Siempre he sido defensora del sistema de gobierno democrático. Me parece que es el menos malo de los que existen. Aunque, claro, como todo, no es perfecto. Y es en campaña cuando peor me parece que está hecha la democracia.
Primero, porque todo vale. No hay remilgos ni remordimientos de ninguna clase. Los partidos (todos) se limitan a vocear a los cuatro vientos las debilidades del contrario de la manera más efectiva posible, sin que el pudor, la vergüenza o la verosimilitud tengan una mínima cabida. Hasta el punto llega la cosa que algunos comparan al candidato rival con un gobernante fascista. Muy sutil.
Otros aluden al voto del miedo: cuidado, dicen, que se acaba el Estado de Derecho o del Bienestar o de la libertad… O lo que sea.
Segundo, hay algo en lo que coinciden todos, sin excepciones: todos hacen promesas generalmente utópicas y vacías, y especialmente abstractas, que no concretan demasiado.
Tercero: andan tan enciscados en tirarse los trastos a la cabeza entre ellos que no se dan cuenta de que la gente sólo quiere vivir tranquila, de una manera digna y sin broncas constantes. Porque siguen sin entender que pese a que la campaña legal dura sólo (gracias a Dios) quince días, la campaña efectiva transcurre durante toda la legislatura. Al menos así lo siente el electorado. Que anda bastante harto.

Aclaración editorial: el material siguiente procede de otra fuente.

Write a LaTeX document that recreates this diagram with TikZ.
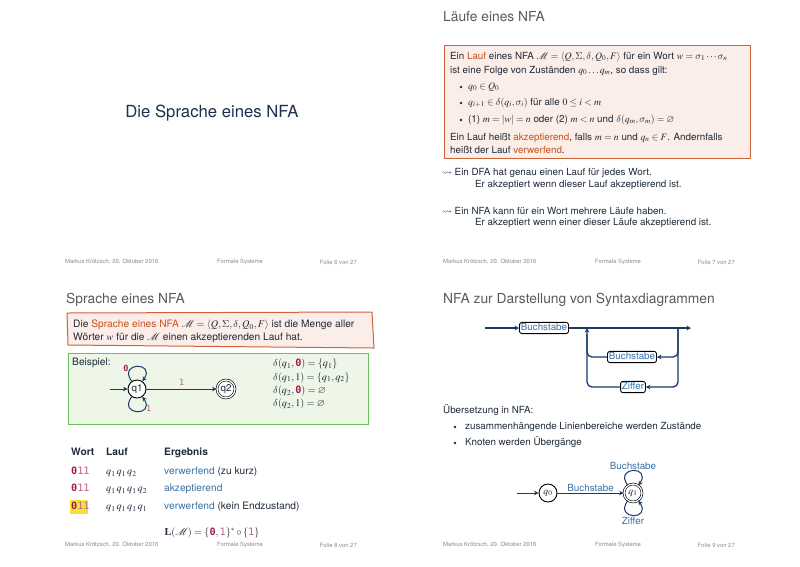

Y no terminan de entender que nada de lo que digan durante estos 15 días, ningún soniquete, ningún panfleto que repartan o promesa que hagan tendrá credibilidad. No creo que nadie ya decida su voto por lo que surja en campaña. Más bien al revés: tras oír lo mismo de siempre en campaña, muchos optarán por dejar de acudir a las urnas. Por salud democrática y mental.